The DC Extended Universe has been a mess ever since it began, but one bright shining light in the darkness of their films has been Wonder Woman. Currently estimated to have earned $410 million domestically and counting, it is one of the all time most successful superhero movies by any studio. but ever since it opened to rave reviews, fans have been wondering at the lack of announcement yet that Petty Jenkins will direct the Wonder Woman sequel. And now we know why. She was driving one hell of a bargain.
According to The Hollywood Reporter, which broke the news:
Sources say Jenkins will receive directing and writing fees in the high seven figures (think somewhere in the $7 to $9 million range) on Wonder Woman 2 but, more significantly, will have a considerable backend.
She will not only be directing the sequel either, but will have full control as producer as well, something that's not so unusual for successful male directors, but is far harder to lasso in for female ones. As THR notes, even at her peak, Nancy Meyers, one of the most successful women in Hollywood in the 90s and 00s, only earned $5 million per film or so.
Part of the reason for Jenkins hard driving negotiations -- as fans of the DCEU will remember, she wasn't originally slated to direct this film at all.
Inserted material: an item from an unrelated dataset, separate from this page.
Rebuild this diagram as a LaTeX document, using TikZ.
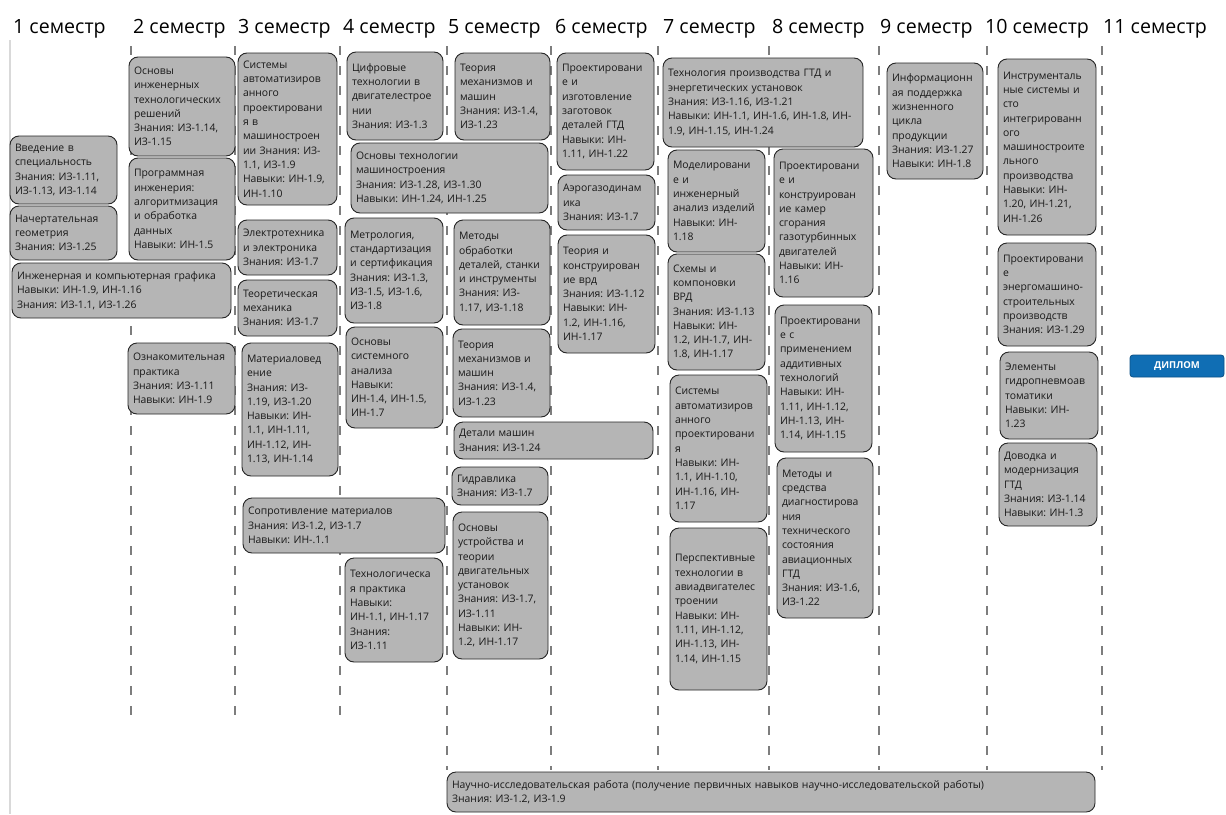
\documentclass[tikz,border=0pt]{standalone}
\usepackage{fontspec}
\setmainfont{Open Sans}
\frenchspacing
\definecolor{boxgray}{RGB}{181,181,181}
\definecolor{sepgray}{RGB}{125,125,125}
\definecolor{diplblue}{RGB}{16,110,180}
\newcommand\boxfont{\fontsize{10.4}{14.3}\selectfont\frenchspacing}
\newcommand\semfont{\fontsize{19.6}{23}\selectfont}
\newcommand\nirfont{\fontsize{10.4}{14}\selectfont\frenchspacing}
\tikzset{
  box/.style={draw=black!85, fill=boxgray, rounded corners=9pt, line width=0.9pt,
    inner xsep=5pt, inner ysep=1pt, align=left, font=\boxfont, text=black!90},
  sem/.style={anchor=west, font=\semfont, inner sep=0pt, text=black},
  sepline/.style={draw=sepgray, line width=2.6pt, dash pattern=on 9pt off 11pt},
  frameline/.style={draw=black!15, line width=1.2pt},
  diplbox/.style={fill=diplblue, draw=diplblue!75!black, rounded corners=3pt, line width=0.8pt,
    text=white, font=\fontsize{9.5}{11}\selectfont\bfseries, inner sep=0pt},
}
\newcommand\bx[6]{%
  \pgfmathsetmacro\bxw{#4-#2}%
  \pgfmathsetmacro\bxh{#5-#3}%
  \pgfmathsetmacro\bxt{#4-#2-10}%
  \pgfmathsetmacro\bxcx{(#2+#4)/2}%
  \pgfmathsetmacro\bxcy{-(#3+#5)/2}%
  \node[box, minimum width=\bxw pt, minimum height=\bxh pt, text width=\bxt pt] (#1) at (\bxcx pt,\bxcy pt) {#6};}
\begin{document}
\begin{tikzpicture}[x=1pt,y=1pt]
\path[use as bounding box, fill=white] (0,0) rectangle (1226,-814);
% frame line
\draw[frameline] (10,-40) -- (10,-814);
% semester headers
\node[sem] (s1) at (13,-29) {1 семестр};
\node[sem] (s2) at (133,-29) {2 семестр};
\node[sem] (s3) at (238,-29) {3 семестр};
\node[sem] (s4) at (343,-29) {4 семестр};
\node[sem] (s5) at (448,-29) {5 семестр};
\node[sem] (s6) at (555,-29) {6 семестр};
\node[sem] (s7) at (663,-29) {7 семестр};
\node[sem] (s8) at (772,-29) {8 семестр};
\node[sem] (s9) at (880,-29) {9 семестр};
\node[sem] (s10) at (985,-29) {10 семестр};
\node[sem] (s11) at (1103,-29) {11 семестр};
% dashed separators
\foreach \xx in {131,235,340} {\draw[sepline] (\xx,-46) -- (\xx,-717);}
\foreach \xx in {447,551,658,769,879,987,1102} {\draw[sepline] (\xx,-46) -- (\xx,-770);}
% column 1
\bx{intro}{10}{136}{117}{204}{Введение в\\специальность\\Знания: ИЗ-1.11,\\ИЗ-1.13, ИЗ-1.14}
\bx{nach}{10}{206}{117}{260}{Начертательная\\геометрия\\Знания: ИЗ-1.25}
\bx{graf}{12}{263}{231}{318}{Инженерная и компьютерная графика\\Навыки: ИН-1.9, ИН-1.16\\Знания: ИЗ-1.1, ИЗ-1.26}
% column 2
\bx{osn}{129}{57}{235}{156}{Основы\\инженерных\\технологических\\решений\\Знания: ИЗ-1.14,\\ИЗ-1.15}
\bx{prog}{129}{158}{235}{260}{Программная\\инженерия:\\алгоритмизация\\и обработка\\данных\\Навыки: ИН-1.5}
\bx{ozn}{128}{343}{235}{414}{Ознакомительная\\практика\\Знания: ИЗ-1.11\\Навыки: ИН-1.9}
% column 3
\bx{sapr}{238}{53}{337}{205}{Системы\\автоматизиров\\анного\\проектировани\\я в\\машиностроен\\ии Знания: ИЗ-\\1.1, ИЗ-1.9\\Навыки: ИН-1.9,\\ИН-1.10}
\bx{elec}{238}{220}{337}{275}{Электротехника\\и электроника\\Знания: ИЗ-1.7}
\bx{teor}{238}{280}{337}{336}{Теоретическая\\механика\\Знания: ИЗ-1.7}
\bx{mat}{242}{343}{338}{476}{Материаловед\\ение\\Знания: ИЗ-\\1.19, ИЗ-1.20\\Навыки: ИН-\\1.1, ИН-1.11,\\ИН-1.12, ИН-\\1.13, ИН-1.14}
\bx{sopr}{243}{498}{445}{553}{Сопротивление материалов\\Знания: ИЗ-1.2, ИЗ-1.7\\Навыки: ИН-.1.1}
% column 4
\bx{cifr}{347}{52}{443}{140}{Цифровые\\технологии в\\двигателестрое\\нии\\Знания: ИЗ-1.3}
\bx{otm}{351}{143}{548}{213}{Основы технологии\\машиностроения\\Знания: ИЗ-1.28, ИЗ-1.30\\Навыки: ИН-1.24, ИН-1.25}
\bx{metr}{345}{218}{443}{323}{Метрология,\\стандартизация\\и сертификация\\Знания: ИЗ-1.3,\\ИЗ-1.5, ИЗ-1.6,\\ИЗ-1.8}
\bx{sist}{346}{327}{443}{428}{Основы\\системного\\анализа\\Навыки:\\ИН-1.4, ИН-1.5,\\ИН-1.7}
\bx{tprak}{345}{558}{443}{662}{Технологическа\\я практика\\Навыки:\\ИН-1.1, ИН-1.17\\Знания:\\ИЗ-1.11}
% column 5
\bx{tmmA}{455}{53}{550}{140}{Теория\\механизмов и\\машин\\Знания: ИЗ-1.4,\\ИЗ-1.23}
\bx{metod}{454}{220}{550}{325}{Методы\\обработки\\деталей, станки\\и инструменты\\Знания: ИЗ-\\1.17, ИЗ-1.18}
\bx{tmmB}{453}{329}{550}{417}{Теория\\механизмов и\\машин\\Знания: ИЗ-1.4,\\ИЗ-1.23}
\bx{det}{454}{422}{653}{459}{Детали машин\\Знания: ИЗ-1.24}
\bx{gidr}{452}{467}{548}{505}{Гидравлика\\Знания: ИЗ-1.7}
\bx{dvu}{453}{512}{548}{659}{Основы\\устройства и\\теории\\двигательных\\установок\\Знания: ИЗ-1.7,\\ИЗ-1.11\\Навыки: ИН-\\1.2, ИН-1.17}
% column 6
\bx{proizg}{557}{53}{654}{170}{Проектировани\\е и\\изготовление\\заготовок\\деталей ГТД\\Навыки: ИН-\\1.11, ИН-1.22}
\bx{aero}{558}{175}{655}{230}{Аэрогазодинам\\ика\\Знания: ИЗ-1.7}
\bx{twrd}{558}{235}{655}{353}{Теория и\\конструирован\\ие врд\\Знания: ИЗ-1.12\\Навыки: ИН-\\1.2, ИН-1.16,\\ИН-1.17}
% column 7
\bx{tgtd}{663}{58}{863}{147}{Технология производства ГТД и\\энергетических установок\\Знания: ИЗ-1.16, ИЗ-1.21\\Навыки: ИН-1.1, ИН-1.6, ИН-1.8, ИН-\\1.9, ИН-1.15, ИН-1.24}
\bx{model}{668}{150}{765}{252}{Моделировани\\е и\\инженерный\\анализ изделий\\Навыки: ИН-\\1.18}
\bx{shem}{668}{254}{765}{370}{Схемы и\\компоновки\\ВРД\\Знания: ИЗ-1.13\\Навыки: ИН-\\1.2, ИН-1.7, ИН-\\1.8, ИН-1.17}
\bx{saprB}{670}{375}{767}{522}{Системы\\автоматизиров\\анного\\проектировани\\я\\Навыки: ИН-\\1.1, ИН-1.10,\\ИН-1.16, ИН-\\1.17}
\bx{persp}{670}{528}{767}{690}{Перспективные\\технологии в\\авиадвигателес\\троении\\Навыки: ИН-\\1.11, ИН-1.12,\\ИН-1.13, ИН-\\1.14, ИН-1.15}
% column 8
\bx{kamer}{774}{149}{873}{297}{Проектировани\\е и\\конструирован\\ие камер\\сгорания\\газотурбинных\\двигателей\\Навыки: ИН-\\1.16}
\bx{addit}{775}{305}{872}{452}{Проектировани\\е с\\применением\\аддитивных\\технологий\\Навыки: ИН-\\1.11, ИН-1.12,\\ИН-1.13, ИН-\\1.14, ИН-1.15}
\bx{diag}{777}{458}{873}{618}{Методы и\\средства\\диагностирова\\ния\\технического\\состояния\\авиационных\\ГТД\\Знания: ИЗ-1.6,\\ИЗ-1.22}
% column 9
\bx{info}{887}{63}{983}{179}{Информационн\\ая поддержка\\жизненного\\цикла\\продукции\\Знания: ИЗ-1.27\\Навыки: ИН-1.8}
% column 10
\bx{instr}{998}{59}{1096}{235}{Инструменталь\\ные системы и\\сто\\интегрированн\\ого\\машиностроите\\льного\\производства\\Навыки: ИН-\\1.20, ИН-1.21,\\ИН-1.26}
\bx{energ}{998}{243}{1096}{346}{Проектировани\\е\\энергомашино-\\строительных\\производств\\Знания: ИЗ-1.29}
\bx{gidro}{1000}{352}{1098}{439}{Элементы\\гидропневмоав\\томатики\\Навыки: ИН-\\1.23}
\bx{dovod}{999}{443}{1097}{526}{Доводка и\\модернизация\\ГТД\\Знания: ИЗ-1.14\\Навыки: ИН-1.3}
% diploma
\node[diplbox, minimum width=94pt, minimum height=22pt] (dipl) at (1177,-366) {ДИПЛОМ};
% research work
\node[box, font=\nirfont, minimum width=648pt, minimum height=40pt, text width=638pt] (nir) at (771,-792)
  {Научно-исследовательская работа (получение первичных навыков научно-исследовательской работы)\\Знания: ИЗ-1.2, ИЗ-1.9};
\end{tikzpicture}
\end{document}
Jenkins was brought on as a replacement after the original director, Michelle McLaren, quit over "creative differences" with the DCEU and Warner Brothers.
Because of that, Jenkins didn't have a multi-film deal already in place when her movie began shattering records, but was basically on contract for a one-and-done. As the box office for Wonder Woman just kept climbing over the course of the summer, and Wonder Woman 2, with Gal Godot signed to take part in the next film, was the DCEU's only guaranteed sequel with chance of success, her position at the table became more solid.
The deal is a superheroic leap for Jenkins, who was paid $1 million for directing the initial Wonder Woman but was looking to get something more on the level of Zack Snyder's pay after he directed Man of Steel, according to sources. Just like the Wonder Woman movie broke glass ceilings for superhero movies, Jenkins' deal breaks glass for women directors.
As of last weekend, Wonder Woman had surpassed Marvel's Iron Man 3, and is currently sitting at number 5 in the all time domestically successful superhero films. Of the other four, none of them are technically part of the DCEU, though two do belong to Warner Brothers -- that's The Dark Knight Rises (at number 4 with $448 million), and The Dark Knight (at number 2 with $534 million). The others are Marvel movies, Avengers: Age of Ultron (number 3, with $459 million), and The Avengers (still number 1, with $623 million).
While Wonder Woman has grossed so high, it's still a problem getting studios to make female led fantasy movies. In the DCEU, Gal Gadot is the only female superhero introduced so far, though Warner Brothers is working hard to catch up with Joss Whedon's idea for a Batgirl movie. (One they admit was not even on their radar until he pitched it.) While Marvel is behind in getting any female superhero lead movies to the box office, they at least have several characters in play including Black Widow, Gamora, and the she'll-show-up-in-one-of--these-movies-yet Captain Marvel.
Wonder Woman 2 already has a set date for a box office debut, December 13th, 2019, in the slot that has been occupied by Star Wars these last few years. (By 2019, they will have moved to May releases, leaving it open.) For those of us that were thrilled at Jenkins' first outing with the character, this is looking like the best holiday gift ever to close out the decade.